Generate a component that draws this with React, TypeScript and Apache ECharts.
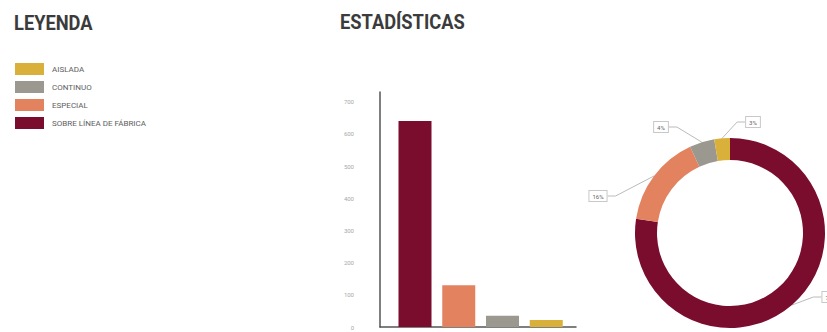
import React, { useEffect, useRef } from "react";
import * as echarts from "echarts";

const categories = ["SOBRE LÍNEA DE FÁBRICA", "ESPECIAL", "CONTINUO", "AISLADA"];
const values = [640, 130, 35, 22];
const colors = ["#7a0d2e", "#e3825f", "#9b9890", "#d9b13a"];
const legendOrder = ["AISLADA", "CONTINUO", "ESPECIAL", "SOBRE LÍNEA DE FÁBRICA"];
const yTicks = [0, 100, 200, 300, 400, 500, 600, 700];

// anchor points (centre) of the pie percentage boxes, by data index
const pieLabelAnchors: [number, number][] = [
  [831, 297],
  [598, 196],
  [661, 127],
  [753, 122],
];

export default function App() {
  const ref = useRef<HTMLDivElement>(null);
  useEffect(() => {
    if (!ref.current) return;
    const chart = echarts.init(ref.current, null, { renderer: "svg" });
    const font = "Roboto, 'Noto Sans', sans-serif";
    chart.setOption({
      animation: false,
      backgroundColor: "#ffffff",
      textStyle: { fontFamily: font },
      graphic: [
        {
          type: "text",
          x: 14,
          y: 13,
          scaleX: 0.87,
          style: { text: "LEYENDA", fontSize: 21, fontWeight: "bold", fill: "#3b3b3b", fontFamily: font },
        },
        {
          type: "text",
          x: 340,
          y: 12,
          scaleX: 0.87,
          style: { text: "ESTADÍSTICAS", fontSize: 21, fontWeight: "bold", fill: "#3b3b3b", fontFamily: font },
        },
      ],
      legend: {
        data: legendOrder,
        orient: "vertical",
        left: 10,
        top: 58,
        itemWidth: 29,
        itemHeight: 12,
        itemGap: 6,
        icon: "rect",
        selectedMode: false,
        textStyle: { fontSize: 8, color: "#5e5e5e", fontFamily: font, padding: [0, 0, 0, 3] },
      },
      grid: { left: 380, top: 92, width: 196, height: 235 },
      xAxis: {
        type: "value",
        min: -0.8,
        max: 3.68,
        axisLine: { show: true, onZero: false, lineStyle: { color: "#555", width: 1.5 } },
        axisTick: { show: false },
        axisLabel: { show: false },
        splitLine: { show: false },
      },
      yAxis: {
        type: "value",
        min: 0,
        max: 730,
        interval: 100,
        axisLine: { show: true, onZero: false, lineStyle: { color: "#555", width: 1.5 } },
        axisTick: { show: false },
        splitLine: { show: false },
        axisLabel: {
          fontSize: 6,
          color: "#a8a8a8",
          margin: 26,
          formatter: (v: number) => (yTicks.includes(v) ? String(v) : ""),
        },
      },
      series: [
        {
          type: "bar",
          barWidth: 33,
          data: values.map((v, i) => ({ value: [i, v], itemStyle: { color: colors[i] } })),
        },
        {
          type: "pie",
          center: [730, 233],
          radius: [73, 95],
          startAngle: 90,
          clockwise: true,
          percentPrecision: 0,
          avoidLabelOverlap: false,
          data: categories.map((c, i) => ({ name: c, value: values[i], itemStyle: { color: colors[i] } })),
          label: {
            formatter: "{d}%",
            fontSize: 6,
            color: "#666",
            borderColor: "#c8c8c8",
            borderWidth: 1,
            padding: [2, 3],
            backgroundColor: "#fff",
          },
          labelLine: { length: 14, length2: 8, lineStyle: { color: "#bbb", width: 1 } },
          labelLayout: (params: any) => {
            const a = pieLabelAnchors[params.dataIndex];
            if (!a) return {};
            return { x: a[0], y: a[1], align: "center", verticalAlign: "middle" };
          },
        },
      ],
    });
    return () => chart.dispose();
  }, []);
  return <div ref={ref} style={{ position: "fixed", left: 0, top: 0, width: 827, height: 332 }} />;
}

WHAT THIS TASK INVOLVES
Copy out all the data exactly; skip the pictures.

WORKED ANSWER
Generate a component that draws this with React, TypeScript and Apache ECharts.
import React, { useEffect, useRef } from "react";
import * as echarts from "echarts";

const categories = ["SOBRE LÍNEA DE FÁBRICA", "ESPECIAL", "CONTINUO", "AISLADA"];
const values = [640, 130, 35, 22];
const colors = ["#7a0d2e", "#e3825f", "#9b9890", "#d9b13a"];
const legendOrder = ["AISLADA", "CONTINUO", "ESPECIAL", "SOBRE LÍNEA DE FÁBRICA"];
const yTicks = [0, 100, 200, 300, 400, 500, 600, 700];

// anchor points (centre) of the pie percentage boxes, by data index
const pieLabelAnchors: [number, number][] = [
  [831, 297],
  [598, 196],
  [661, 127],
  [753, 122],
];

export default function App() {
  const ref = useRef<HTMLDivElement>(null);
  useEffect(() => {
    if (!ref.current) return;
    const chart = echarts.init(ref.current, null, { renderer: "svg" });
    const font = "Roboto, 'Noto Sans', sans-serif";
    chart.setOption({
      animation: false,
      backgroundColor: "#ffffff",
      textStyle: { fontFamily: font },
      graphic: [
        {
          type: "text",
          x: 14,
          y: 13,
          scaleX: 0.87,
          style: { text: "LEYENDA", fontSize: 21, fontWeight: "bold", fill: "#3b3b3b", fontFamily: font },
        },
        {
          type: "text",
          x: 340,
          y: 12,
          scaleX: 0.87,
          style: { text: "ESTADÍSTICAS", fontSize: 21, fontWeight: "bold", fill: "#3b3b3b", fontFamily: font },
        },
      ],
      legend: {
        data: legendOrder,
        orient: "vertical",
        left: 10,
        top: 58,
        itemWidth: 29,
        itemHeight: 12,
        itemGap: 6,
        icon: "rect",
        selectedMode: false,
        textStyle: { fontSize: 8, color: "#5e5e5e", fontFamily: font, padding: [0, 0, 0, 3] },
      },
      grid: { left: 380, top: 92, width: 196, height: 235 },
      xAxis: {
        type: "value",
        min: -0.8,
        max: 3.68,
        axisLine: { show: true, onZero: false, lineStyle: { color: "#555", width: 1.5 } },
        axisTick: { show: false },
        axisLabel: { show: false },
        splitLine: { show: false },
      },
      yAxis: {
        type: "value",
        min: 0,
        max: 730,
        interval: 100,
        axisLine: { show: true, onZero: false, lineStyle: { color: "#555", width: 1.5 } },
        axisTick: { show: false },
        splitLine: { show: false },
        axisLabel: {
          fontSize: 6,
          color: "#a8a8a8",
          margin: 26,
          formatter: (v: number) => (yTicks.includes(v) ? String(v) : ""),
        },
      },
      series: [
        {
          type: "bar",
          barWidth: 33,
          data: values.map((v, i) => ({ value: [i, v], itemStyle: { color: colors[i] } })),
        },
        {
          type: "pie",
          center: [730, 233],
          radius: [73, 95],
          startAngle: 90,
          clockwise: true,
          percentPrecision: 0,
          avoidLabelOverlap: false,
          data: categories.map((c, i) => ({ name: c, value: values[i], itemStyle: { color: colors[i] } })),
          label: {
            formatter: "{d}%",
            fontSize: 6,
            color: "#666",
            borderColor: "#c8c8c8",
            borderWidth: 1,
            padding: [2, 3],
            backgroundColor: "#fff",
          },
          labelLine: { length: 14, length2: 8, lineStyle: { color: "#bbb", width: 1 } },
          labelLayout: (params: any) => {
            const a = pieLabelAnchors[params.dataIndex];
            if (!a) return {};
            return { x: a[0], y: a[1], align: "center", verticalAlign: "middle" };
          },
        },
      ],
    });
    return () => chart.dispose();
  }, []);
  return <div ref={ref} style={{ position: "fixed", left: 0, top: 0, width: 827, height: 332 }} />;
}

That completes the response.